When we say that, we just mean that the force of friction acting on an object that’s in motion is equal to the coefficient of kinetic friction multiplied by the normal force acting on the object. So, here’s what we’ll do. Focusing first on this horizontal direction, let’s clear a bit of space on screen and apply Newton’s second law in this horizontal plane. The first thing we’ll do is establish sign conventions, positive and negative.

Note that the acceleration given to us in our problem statement is a positive value and that acceleration is to the right. We’ll say then that any force or motion in that direction is positive, and any force or motion in the other direction is negative. As we study the forces acting horizontally in our free-body diagram, we see that there’s a component of the applied force that acts horizontally. And then there’s the friction force which acts entirely in this direction.

Given a 45-degree right triangle where the hypotenuse is our applied force magnitude, 155 newtons, we can solve for this horizontal leg of that triangle by multiplying 𝐹 sub 𝐴 by the cos of 45 degrees. That then accounts for the positive horizontal force acting on our body. We then subtract from that the frictional force. That force recall is equal to the coefficient of kinetic friction, what we want to solve for, times the normal force. This accounts for all of the horizontal forces acting on our mass. And therefore, by Newton’s second law, this sum is equal to mass times acceleration in the horizontal direction.

We’re given 𝐹 sub 𝐴 as well as the mass and acceleration of our body, but we don’t know 𝐹 sub 𝑁 to let us solve for 𝜇 sub 𝑘. To solve for it, we’re actually going to need to apply Newton’s second law again, but this time in the vertical dimension. As we do this, we can set up the conventions that motion up is in the positive direction and motion down is in what we’ll call the negative direction. So, let’s consider the vertically acting forces on our body. First, there’s the normal force, 𝐹 sub 𝑁. Added to that is the vertical component of our applied force, 𝐹 sub 𝐴.

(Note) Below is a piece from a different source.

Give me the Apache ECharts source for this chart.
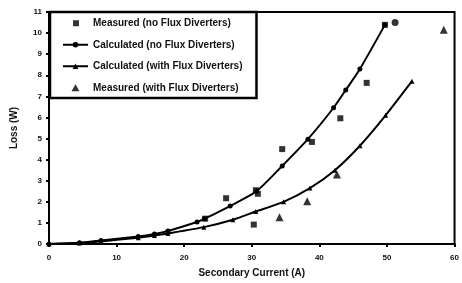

Returning to our triangle, that side length is equal to 𝐹 sub 𝐴 times the sin of 45 degrees. And then lastly in the vertical direction, we have the weight force, 𝑚 times 𝑔, acting downward. By our convention, this force is negative. And by Newton’s second law, all of this is equal to the mass of our body times its acceleration in the vertical direction, what we’ll call 𝑎 sub 𝑣. We then realize that our object isn’t accelerating vertically, so this value is zero. That means these forces add up to zero. So, if we subtract this term from both sides of the equation and add this term to both sides, then we find an expression for the normal force, which is in terms of the weight force minus the vertical component of the applied force.

We can then substitute this whole right-hand side in for 𝐹 sub 𝑁 here. And now, we have an expression we can use to solve for 𝜇 sub 𝑘, the coefficient of kinetic friction. This is because we know the numerical values of 𝐹 sub 𝐴, 𝑚, 𝑔, and 𝑎, as well as the sin and cos of 45 degrees. Before we plug in those values though, let’s rearrange this expression so that 𝜇 sub 𝑘 is the subject. First, we’ll subtract 𝐹 sub 𝐴, cos of 45 degrees, from both sides. Then, we’ll divide both sides of the equation by this expression in parentheses. And lastly, we’ll multiply both sides by negative one. We end up with this expression. And now, we’re ready to substitute in our values.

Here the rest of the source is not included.